Moussa Sall : Le potentiel de passage à l’échelle de ce projet est important. Ce qui est expérimenté dans les trois pays, qu’il s’agisse des solutions douces testées sur les sites-pilotes ou des thèses rédigées par des doctorants sur les risques côtiers, pourra être répliqué et réutilisé dans les autres pays de l’Union économique et monétaire ouest-africaine (UEMOA), notamment dans le cadre de la Mission d’observation du littoral ouest africain (MOLOA) créée en 2011.

Le CSE va également s’appuyer sur deux institutions régionales, qui vont nous aider à répliquer les solutions qui fonctionnent. Il s’agit du Réseau des aires marines protégées en Afrique de l’Ouest (RAMPAO) et du Partenariat régional pour la conservation de la zone côtière et marine en Afrique de l’Ouest (PRCM). Le RAMPAO a déjà identifié au Bénin un site au niveau de l’embouchure du fleuve Mono, pouvant être érigé en AMP. Ce site accueillera des solutions fondées sur la nature grâce à l’implication de l’ONG Corde, un partenaire-clé du projet au niveau local. Le PRCM est aussi en partenariat avec nous, pour diffuser les résultats au cours de forums, de dimension internationale, qu’il organise régulièrement.

Enfin, les pays du projet WACA ResIP, financé par la Banque Mondiale et qui travaille en lien étroit avec le projet FFEM, pourraient profiter de ces expériences et capitaliser par exemple sur les premiers résultats obtenus avec les typhavelles.

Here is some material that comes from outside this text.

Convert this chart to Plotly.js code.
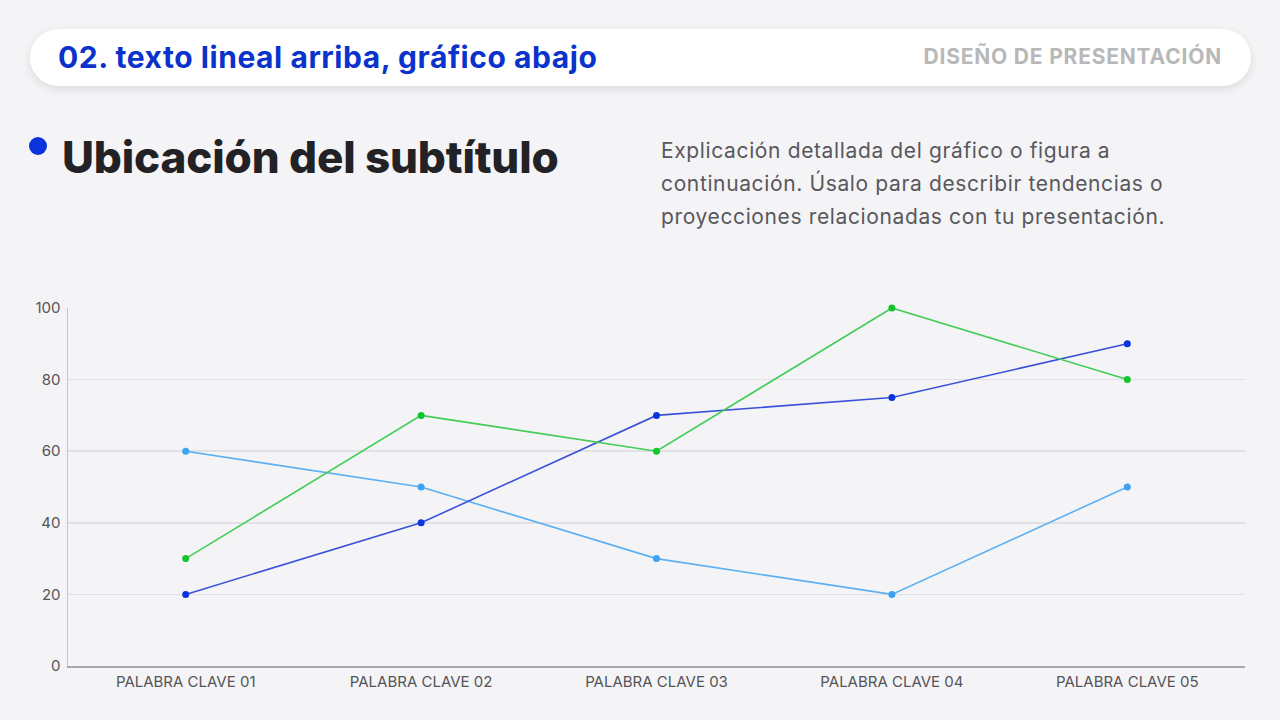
<!DOCTYPE html>
<html>
<head>
<meta charset="utf-8">
<script src="https://cdn.plot.ly/plotly-3.0.1.min.js"></script>
<style>
  html, body { margin:0; padding:0; width:1280px; height:720px; background:#f4f3f6; overflow:hidden; font-family: Inter, "Noto Sans", sans-serif; }
  #header { position:absolute; left:30px; top:29px; width:1221px; height:57px; background:#ffffff; border-radius:29px; box-shadow:0 3px 10px rgba(0,0,0,0.10); }
  #htitle { position:absolute; left:28px; top:10px; font-size:30px; font-weight:700; color:#0a33cc; letter-spacing:0.55px; }
  #hright { position:absolute; right:29px; top:15px; font-size:21px; font-weight:700; color:#b8b8b8; letter-spacing:0.8px; }
  #dot { position:absolute; left:29px; top:137px; width:18px; height:18px; border-radius:50%; background:#0a33dd; }
  #sub { position:absolute; left:62px; top:130px; font-size:44px; font-weight:800; color:#222226; letter-spacing:-0.15px; }
  #para { position:absolute; left:661px; top:134px; font-size:21px; line-height:33px; color:#58585c; letter-spacing:0.63px; }
  #chart { position:absolute; left:0; top:0; width:1280px; height:720px; }
</style>
</head>
<body>
<div id="chart"></div>
<div id="header"><div id="htitle">02. texto lineal arriba, gráfico abajo</div><div id="hright">DISEÑO DE PRESENTACIÓN</div></div>
<div id="dot"></div>
<div id="sub">Ubicación del subtítulo</div>
<div id="para">Explicación detallada del gráfico o figura a<br>continuación. Úsalo para describir tendencias o<br>proyecciones relacionadas con tu presentación.</div>
<script>
const categories = ["PALABRA CLAVE 01","PALABRA CLAVE 02","PALABRA CLAVE 03","PALABRA CLAVE 04","PALABRA CLAVE 05"];
const seriesDarkBlue = [20, 40, 70, 75, 90];
const seriesGreen = [30, 70, 60, 100, 80];
const seriesLightBlue = [60, 50, 30, 20, 50];
const yTicks = [0, 20, 40, 60, 80, 100];

function tr(y, lineColor, markerColor) {
  return { x: categories, y: y, type: 'scatter', mode: 'lines+markers',
    line: { color: lineColor, width: 1.6 },
    marker: { color: markerColor, size: 7 },
    hoverinfo: 'skip', cliponaxis: false };
}
const data = [
  tr(seriesLightBlue, '#5cb0f2', '#3da2f2'),
  tr(seriesDarkBlue, '#3a52d8', '#0a34e0'),
  tr(seriesGreen, '#40cc55', '#12c42e')
];
const layout = {
  width: 1280, height: 720,
  margin: { l: 68, r: 35, t: 308, b: 54 },
  paper_bgcolor: 'rgba(0,0,0,0)', plot_bgcolor: 'rgba(0,0,0,0)',
  showlegend: false,
  font: { family: 'Inter, "Noto Sans", sans-serif', color: '#555558', size: 15 },
  xaxis: { type: 'category', range: [-0.5, 4.5], showgrid: false, zeroline: false,
    showline: true, linecolor: '#a8a8ac', linewidth: 1.5, ticks: '', ticklen: 0,
    tickfont: { size: 15, color: '#555558' }, ticklabelstandoff: 1, fixedrange: true },
  yaxis: { range: [0, 100], tickvals: yTicks, ticktext: yTicks.map(String),
    showgrid: true, gridcolor: '#e1e0e4', gridwidth: 1.5, zeroline: false,
    showline: true, linecolor: '#c4c4c8', linewidth: 1.5, ticks: '',
    tickfont: { size: 15, color: '#555558' }, ticklabelstandoff: 3, fixedrange: true }
};
Plotly.newPlot('chart', data, layout, { displayModeBar: false, staticPlot: true });
</script>
</body>
</html>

Céline Damery : En effet, l’utilisation d’un matériau local, à bas coût, permet la réplicabilité. Nous avons pu adapter le concept de ganivelles en utilisant la végétation locale. Dans le cadre d’autres projets plus anciens menés par le Conservatoire, les ganivelles étaient devenues des « palmivelles » en Tunisie, construites à partir de palmiers. Au Sénégal, elles sont devenues des typhavelles. Le concept pourrait bien-sûr être réutilisé ailleurs en Afrique de l’Ouest à partir d’un autre type de végétation locale.